In our car and home I witnessed this in a new form. We were grieving from afar, with little ability to have questions answered or to comfort those not in the room or to sneak away for solitude. But each found their own way.

The next morning the observations of how each was processing was more obvious, as I took Drake to the grocery store for no particular shopping list, rather an excuse to get out and talk. He being the most directly affected with her being in his closest circle, or at least attached to it. His deep concern for his friends he knew were struggling bursting from his soul, with now way to physically reach out to them was crushing. His grief is very different from mine. You see I had no personal relationship with this young girl, he did. I have no idea how she lived her daily life, her sense of humor, her likes or dislikes in music or food. Drake grieves for HER, The loss and separation, and he grieves for his friends who he knows in many ways have a grief greater than his. I grieve as a friend, a member of the community and a father.
As a friend I grieve for her. The light and warmth she brought to my family through my children.
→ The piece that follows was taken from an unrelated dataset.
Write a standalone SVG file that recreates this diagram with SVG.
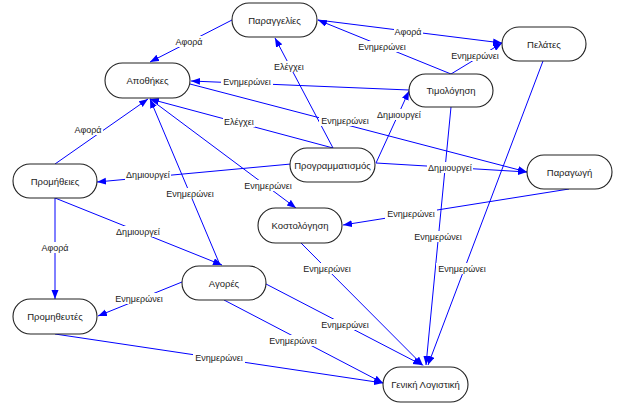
<svg xmlns="http://www.w3.org/2000/svg" width="618" height="405" viewBox="0 0 618 405">
<style>
.n rect{fill:#fff;stroke:#222;stroke-width:1.1}
.n text{font-family:"Liberation Sans",Arial,sans-serif;font-size:9.5px;fill:#222;text-anchor:middle}
.e line{stroke:#0000ff;stroke-width:1;marker-end:url(#ah)}
.l rect{fill:#fff}
.l text{font-family:"Liberation Sans",Arial,sans-serif;font-size:9px;fill:#222;text-anchor:middle}
</style>
<defs>
<marker id="ah" markerUnits="userSpaceOnUse" markerWidth="10" markerHeight="8" refX="9" refY="3.5" orient="auto">
<path d="M0,0 L9,3.5 L0,7 z" fill="#0000ff"/>
</marker>
</defs>
<rect width="618" height="405" fill="#fff"/>
<g id="connectors" class="e">
<line x1="232" y1="20" x2="150" y2="62"/>
<line x1="318" y1="20" x2="502" y2="43"/>
<line x1="451" y1="74" x2="318" y2="20"/>
<line x1="451" y1="74" x2="502" y2="43"/>
<line x1="409" y1="90" x2="191" y2="81"/>
<line x1="190" y1="84" x2="527" y2="172"/>
<line x1="333" y1="148" x2="275" y2="38"/>
<line x1="333" y1="148" x2="150" y2="99"/>
<line x1="376" y1="163" x2="409" y2="91"/>
<line x1="376" y1="163" x2="527" y2="172"/>
<line x1="291" y1="164" x2="97" y2="182"/>
<line x1="150" y1="99" x2="296" y2="208"/>
<line x1="55" y1="164" x2="148" y2="99"/>
<line x1="55" y1="198" x2="55" y2="299"/>
<line x1="55" y1="198" x2="222" y2="265"/>
<line x1="220" y1="265" x2="150" y2="99"/>
<line x1="182" y1="282" x2="98" y2="316"/>
<line x1="266" y1="284" x2="422" y2="365"/>
<line x1="224" y1="300" x2="383" y2="383"/>
<line x1="55" y1="334" x2="383" y2="383"/>
<line x1="301" y1="243" x2="423" y2="365.5"/>
<line x1="451" y1="107" x2="426" y2="365"/>
<line x1="543" y1="61" x2="428" y2="365"/>
<line x1="569" y1="189" x2="343" y2="225"/>
</g>
<g id="labels" class="l">
<rect x="175" y="36" width="29" height="11"/><text x="189" y="45">Αφορά</text>
<rect x="394" y="26" width="29" height="11"/><text x="408" y="35">Αφορά</text>
<rect x="356" y="41" width="52" height="11"/><text x="382" y="50">Ενημερώνει</text>
<rect x="449" y="50" width="52" height="11"/><text x="475" y="59">Ενημερώνει</text>
<rect x="221" y="76" width="52" height="11"/><text x="247" y="85">Ενημερώνει</text>
<rect x="319" y="115" width="52" height="11"/><text x="345" y="124">Ενημερώνει</text>
<rect x="273" y="61" width="32" height="11"/><text x="289" y="70">Ελέγχει</text>
<rect x="223" y="116" width="32" height="11"/><text x="239" y="125">Ελέγχει</text>
<rect x="376" y="109" width="46" height="11"/><text x="399" y="118">Δημιουργεί</text>
<rect x="427" y="162" width="46" height="11"/><text x="450" y="171">Δημιουργεί</text>
<rect x="125" y="169" width="46" height="11"/><text x="148" y="178">Δημιουργεί</text>
<rect x="242" y="180" width="52" height="11"/><text x="268" y="189">Ενημερώνει</text>
<rect x="74" y="124" width="29" height="11"/><text x="88" y="133">Αφορά</text>
<rect x="41" y="242" width="29" height="11"/><text x="55" y="251">Αφορά</text>
<rect x="115" y="226" width="46" height="11"/><text x="138" y="235">Δημιουργεί</text>
<rect x="164" y="188" width="52" height="11"/><text x="190" y="197">Ενημερώνει</text>
<rect x="113" y="293" width="52" height="11"/><text x="139" y="302">Ενημερώνει</text>
<rect x="319" y="319" width="52" height="11"/><text x="345" y="328">Ενημερώνει</text>
<rect x="267" y="335" width="52" height="11"/><text x="293" y="344">Ενημερώνει</text>
<rect x="193" y="352" width="52" height="11"/><text x="219" y="361">Ενημερώνει</text>
<rect x="301" y="263" width="52" height="11"/><text x="327" y="272">Ενημερώνει</text>
<rect x="412" y="231" width="52" height="11"/><text x="438" y="240">Ενημερώνει</text>
<rect x="436" y="263" width="52" height="11"/><text x="462" y="272">Ενημερώνει</text>
<rect x="385" y="208" width="52" height="11"/><text x="411" y="217">Ενημερώνει</text>
</g>
<g id="n-paraggelies" class="n"><rect x="232" y="3" width="85" height="34" rx="17"/><text x="274.5" y="23.5">Παραγγελίες</text></g>
<g id="n-apothikes" class="n"><rect x="105" y="63" width="85" height="35" rx="17.5"/><text x="147.5" y="84">Αποθήκες</text></g>
<g id="n-pelates" class="n"><rect x="502" y="27" width="84" height="34" rx="17"/><text x="544" y="47.5">Πελάτες</text></g>
<g id="n-timologisi" class="n"><rect x="409" y="74" width="84" height="33" rx="16.5"/><text x="451" y="94">Τιμολόγηση</text></g>
<g id="n-promitheies" class="n"><rect x="13" y="164" width="84" height="34" rx="17"/><text x="55" y="184.5">Προμήθειες</text></g>
<g id="n-programmatismos" class="n"><rect x="290" y="148" width="85" height="34" rx="17"/><text x="332.5" y="168.5">Προγραμματισμός</text></g>
<g id="n-paragogi" class="n"><rect x="527" y="155" width="85" height="34" rx="17"/><text x="569.5" y="175.5">Παραγωγή</text></g>
<g id="n-kostologisi" class="n"><rect x="258" y="208" width="84" height="35" rx="17.5"/><text x="300" y="229">Κοστολόγηση</text></g>
<g id="n-agores" class="n"><rect x="182" y="266" width="84" height="34" rx="17"/><text x="224" y="286.5">Αγορές</text></g>
<g id="n-promitheftes" class="n"><rect x="13" y="299" width="84" height="35" rx="17.5"/><text x="55" y="320">Προμηθευτές</text></g>
<g id="n-geniki" class="n"><rect x="383" y="367" width="85" height="35" rx="17.5"/><text x="425.5" y="388">Γενική Λογιστική</text></g>
</svg>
As a community member I grieve for those, especially the young, that knew her so well and truly feel the loss and separation this leaves. But as a father…. As a father, I grieve for far more. I grieve for my children and the wounds open, but possibly more than that I grieve for her parents.
It is unfathomable. Truly. It's a word that has lost meaning in today's morphology of language, but I can not honestly say to myself or anyone else if I were in this family's shoes what I would say. Or possibly more importantly what would my actions say? I can tell you however, what the mother of this amazing young lady, who in our view, was taken far to soon from our community said the following morning.

“Last night was one of the hardest and I know it won’t be the last. Thank you for all the prayers. We will definitely need more of them. The devil is definitely at work! She died while we celebrated Jesus' death for our sins! I will NOT honor the devil during this trial but I will still praise the Lord through this! Our baby girl definitely has served her purpose here on earth. Watching the sunrise this morning, where Madeline went to be with the Lord, forever a sacred place!”
Read it again. Read it again and let the power of the words written by a mother forced to fathom the unfathomable wash over you.
Would I be there? Watching the sun rise in the very spot my worldly foundations cracked? Would I be strong enough to know, not think but KNOW that this life is merely a stepping stone to eternity? This strength and these words do not ease my grief, but does allow me to shift my thoughts to those that are not as able to articulate their thoughts, or even understand their emotions in a time like this.
It's the young people that more often find themselves unable to mitigate these emotional peaks and valleys. As adults we struggle with this, but tend to have a wider range of experience to draw on(not to mention the hormonal imbalances of development). This more than anything else is what drove me into the process of entering the ministry field of counseling. The need to stand in the gap, and help them verbalize and navigate the thought process and find the piece that is only possible through love and understanding. So that when during the unfathomable, they too can find the power and peace in the words of this mother.